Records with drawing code
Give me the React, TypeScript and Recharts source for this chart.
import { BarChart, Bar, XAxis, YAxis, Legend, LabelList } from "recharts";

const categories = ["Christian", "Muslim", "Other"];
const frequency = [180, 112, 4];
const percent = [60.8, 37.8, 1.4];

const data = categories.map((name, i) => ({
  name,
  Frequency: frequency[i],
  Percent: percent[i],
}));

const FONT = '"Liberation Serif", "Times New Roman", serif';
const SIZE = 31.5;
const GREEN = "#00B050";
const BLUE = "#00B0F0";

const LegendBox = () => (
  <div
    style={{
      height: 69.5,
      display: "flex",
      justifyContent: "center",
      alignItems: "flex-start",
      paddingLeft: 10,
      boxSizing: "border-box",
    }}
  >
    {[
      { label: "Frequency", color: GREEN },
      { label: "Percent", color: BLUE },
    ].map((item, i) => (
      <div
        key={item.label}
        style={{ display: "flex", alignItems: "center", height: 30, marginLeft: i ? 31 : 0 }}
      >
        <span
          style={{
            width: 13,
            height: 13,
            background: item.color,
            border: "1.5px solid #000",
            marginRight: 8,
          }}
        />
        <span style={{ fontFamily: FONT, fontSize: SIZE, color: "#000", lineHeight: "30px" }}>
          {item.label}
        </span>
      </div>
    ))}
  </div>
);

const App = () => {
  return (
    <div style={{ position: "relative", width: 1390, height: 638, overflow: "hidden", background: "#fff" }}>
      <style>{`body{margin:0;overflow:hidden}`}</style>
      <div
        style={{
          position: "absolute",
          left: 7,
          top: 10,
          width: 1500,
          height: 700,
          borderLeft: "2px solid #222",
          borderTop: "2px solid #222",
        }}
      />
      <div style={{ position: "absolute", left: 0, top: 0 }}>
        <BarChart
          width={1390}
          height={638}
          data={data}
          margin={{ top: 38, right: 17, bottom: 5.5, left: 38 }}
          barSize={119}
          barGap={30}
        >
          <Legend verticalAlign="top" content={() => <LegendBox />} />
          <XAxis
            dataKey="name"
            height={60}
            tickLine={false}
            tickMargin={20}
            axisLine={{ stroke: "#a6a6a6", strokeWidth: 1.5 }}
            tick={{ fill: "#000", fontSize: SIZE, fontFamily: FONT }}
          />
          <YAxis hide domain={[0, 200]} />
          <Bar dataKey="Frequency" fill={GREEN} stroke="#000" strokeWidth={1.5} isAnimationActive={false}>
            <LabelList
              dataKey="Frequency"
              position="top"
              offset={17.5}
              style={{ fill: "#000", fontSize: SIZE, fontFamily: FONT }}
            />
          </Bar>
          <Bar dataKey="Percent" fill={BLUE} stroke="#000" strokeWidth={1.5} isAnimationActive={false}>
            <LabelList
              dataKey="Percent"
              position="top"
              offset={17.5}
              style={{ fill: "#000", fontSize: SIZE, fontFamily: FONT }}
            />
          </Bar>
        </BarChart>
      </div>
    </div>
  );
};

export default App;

---

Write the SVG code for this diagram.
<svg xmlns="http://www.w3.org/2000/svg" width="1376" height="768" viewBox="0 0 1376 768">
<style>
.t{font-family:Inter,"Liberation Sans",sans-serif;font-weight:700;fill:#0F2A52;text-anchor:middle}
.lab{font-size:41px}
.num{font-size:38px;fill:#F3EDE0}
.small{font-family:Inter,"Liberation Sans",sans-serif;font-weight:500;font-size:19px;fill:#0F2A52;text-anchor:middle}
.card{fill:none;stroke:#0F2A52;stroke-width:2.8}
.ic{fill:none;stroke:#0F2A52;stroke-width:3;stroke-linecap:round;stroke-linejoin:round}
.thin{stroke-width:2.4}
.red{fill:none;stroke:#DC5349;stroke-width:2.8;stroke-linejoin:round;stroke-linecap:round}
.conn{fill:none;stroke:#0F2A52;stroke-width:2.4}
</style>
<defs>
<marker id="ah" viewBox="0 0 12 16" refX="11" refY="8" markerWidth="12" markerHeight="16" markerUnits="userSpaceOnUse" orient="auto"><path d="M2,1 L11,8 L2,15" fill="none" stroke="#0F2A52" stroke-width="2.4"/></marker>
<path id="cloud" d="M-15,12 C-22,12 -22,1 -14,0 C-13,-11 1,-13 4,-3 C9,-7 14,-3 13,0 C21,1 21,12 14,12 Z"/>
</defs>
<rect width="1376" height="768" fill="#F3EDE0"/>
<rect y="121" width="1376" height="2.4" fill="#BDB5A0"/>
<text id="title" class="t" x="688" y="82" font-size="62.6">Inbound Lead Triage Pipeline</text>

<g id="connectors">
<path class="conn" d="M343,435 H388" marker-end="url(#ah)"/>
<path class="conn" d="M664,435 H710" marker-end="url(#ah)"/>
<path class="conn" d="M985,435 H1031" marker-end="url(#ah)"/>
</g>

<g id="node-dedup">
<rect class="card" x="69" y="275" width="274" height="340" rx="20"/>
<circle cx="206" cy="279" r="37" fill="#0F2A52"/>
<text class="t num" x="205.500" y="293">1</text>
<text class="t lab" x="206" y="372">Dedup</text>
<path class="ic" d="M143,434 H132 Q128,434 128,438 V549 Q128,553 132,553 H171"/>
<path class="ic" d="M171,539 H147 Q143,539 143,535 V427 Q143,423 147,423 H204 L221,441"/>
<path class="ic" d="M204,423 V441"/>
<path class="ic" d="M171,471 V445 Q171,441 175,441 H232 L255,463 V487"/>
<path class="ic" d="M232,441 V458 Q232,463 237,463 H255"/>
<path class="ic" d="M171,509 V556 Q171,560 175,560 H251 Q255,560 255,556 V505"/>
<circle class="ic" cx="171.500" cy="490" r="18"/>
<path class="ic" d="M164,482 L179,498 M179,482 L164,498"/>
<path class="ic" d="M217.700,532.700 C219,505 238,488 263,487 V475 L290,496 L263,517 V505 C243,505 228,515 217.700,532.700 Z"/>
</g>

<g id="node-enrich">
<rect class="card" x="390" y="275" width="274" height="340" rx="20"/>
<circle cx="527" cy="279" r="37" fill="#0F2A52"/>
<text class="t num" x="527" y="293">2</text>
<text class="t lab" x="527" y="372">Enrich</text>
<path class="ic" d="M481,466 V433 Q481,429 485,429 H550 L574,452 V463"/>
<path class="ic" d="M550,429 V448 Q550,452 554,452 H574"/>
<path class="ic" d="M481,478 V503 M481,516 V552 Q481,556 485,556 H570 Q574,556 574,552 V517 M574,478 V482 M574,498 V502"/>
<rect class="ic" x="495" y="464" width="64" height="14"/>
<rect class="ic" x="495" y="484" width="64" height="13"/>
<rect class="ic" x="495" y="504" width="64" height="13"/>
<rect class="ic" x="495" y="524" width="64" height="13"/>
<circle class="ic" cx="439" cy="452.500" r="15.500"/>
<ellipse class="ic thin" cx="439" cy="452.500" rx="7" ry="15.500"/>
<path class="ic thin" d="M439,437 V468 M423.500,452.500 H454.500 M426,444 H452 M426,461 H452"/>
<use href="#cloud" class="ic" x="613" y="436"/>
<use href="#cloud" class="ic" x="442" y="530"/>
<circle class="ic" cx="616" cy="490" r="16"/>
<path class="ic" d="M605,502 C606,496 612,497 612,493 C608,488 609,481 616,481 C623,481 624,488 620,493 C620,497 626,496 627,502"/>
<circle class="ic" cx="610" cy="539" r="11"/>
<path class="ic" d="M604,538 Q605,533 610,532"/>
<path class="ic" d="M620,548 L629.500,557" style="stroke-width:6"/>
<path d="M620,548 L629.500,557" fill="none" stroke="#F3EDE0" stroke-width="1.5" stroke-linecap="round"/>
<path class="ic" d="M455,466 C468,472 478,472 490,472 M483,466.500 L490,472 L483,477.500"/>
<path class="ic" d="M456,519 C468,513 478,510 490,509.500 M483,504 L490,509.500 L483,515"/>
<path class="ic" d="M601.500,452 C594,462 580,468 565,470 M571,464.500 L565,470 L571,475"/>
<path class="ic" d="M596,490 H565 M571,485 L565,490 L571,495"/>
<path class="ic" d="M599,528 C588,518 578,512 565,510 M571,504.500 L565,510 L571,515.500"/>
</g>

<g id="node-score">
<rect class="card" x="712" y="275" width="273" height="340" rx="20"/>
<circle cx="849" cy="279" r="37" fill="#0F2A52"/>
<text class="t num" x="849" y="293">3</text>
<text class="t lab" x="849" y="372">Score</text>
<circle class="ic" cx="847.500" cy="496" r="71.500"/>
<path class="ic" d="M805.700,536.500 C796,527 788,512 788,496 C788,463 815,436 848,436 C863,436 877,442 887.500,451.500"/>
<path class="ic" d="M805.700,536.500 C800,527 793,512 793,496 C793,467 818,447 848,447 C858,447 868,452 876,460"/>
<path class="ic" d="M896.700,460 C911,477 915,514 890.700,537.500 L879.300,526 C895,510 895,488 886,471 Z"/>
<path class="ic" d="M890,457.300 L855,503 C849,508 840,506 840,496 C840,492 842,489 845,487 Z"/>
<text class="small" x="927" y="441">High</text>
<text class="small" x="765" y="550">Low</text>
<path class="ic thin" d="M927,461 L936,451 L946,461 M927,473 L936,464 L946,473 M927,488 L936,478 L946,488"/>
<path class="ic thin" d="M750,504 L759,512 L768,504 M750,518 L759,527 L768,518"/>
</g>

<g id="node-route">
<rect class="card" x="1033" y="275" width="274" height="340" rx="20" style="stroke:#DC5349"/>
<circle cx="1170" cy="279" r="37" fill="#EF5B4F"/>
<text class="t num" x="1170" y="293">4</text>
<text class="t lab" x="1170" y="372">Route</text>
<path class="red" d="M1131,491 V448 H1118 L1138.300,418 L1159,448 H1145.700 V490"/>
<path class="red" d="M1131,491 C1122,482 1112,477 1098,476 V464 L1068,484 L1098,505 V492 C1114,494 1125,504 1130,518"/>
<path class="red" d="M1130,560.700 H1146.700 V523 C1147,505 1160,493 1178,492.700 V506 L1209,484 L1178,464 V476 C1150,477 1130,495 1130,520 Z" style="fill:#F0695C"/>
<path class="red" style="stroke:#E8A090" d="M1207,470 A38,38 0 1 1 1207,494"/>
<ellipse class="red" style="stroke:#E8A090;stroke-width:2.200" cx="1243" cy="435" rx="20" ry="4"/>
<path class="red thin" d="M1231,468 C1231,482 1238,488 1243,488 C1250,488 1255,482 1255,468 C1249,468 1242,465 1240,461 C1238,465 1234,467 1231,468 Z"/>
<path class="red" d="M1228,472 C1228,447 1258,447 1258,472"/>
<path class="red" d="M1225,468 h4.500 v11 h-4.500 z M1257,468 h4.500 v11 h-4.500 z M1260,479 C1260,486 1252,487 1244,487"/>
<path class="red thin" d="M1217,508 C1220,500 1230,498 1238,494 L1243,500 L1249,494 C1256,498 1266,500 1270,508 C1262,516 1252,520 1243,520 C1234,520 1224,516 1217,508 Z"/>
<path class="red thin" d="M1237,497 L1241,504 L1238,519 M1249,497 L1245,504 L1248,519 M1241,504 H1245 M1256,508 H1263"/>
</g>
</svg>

PROBLEM TO WORK ON
The required output is an exact reproduction of the lines starting at the one that contains "Give me the" and ending at the one that contains "YAxis, Legend, LabelList". Both boundary lines belong to it.

SOLUTION FOR THIS PROBLEM
Give me the React, TypeScript and Recharts source for this chart.
import { BarChart, Bar, XAxis, YAxis, Legend, LabelList } from "recharts";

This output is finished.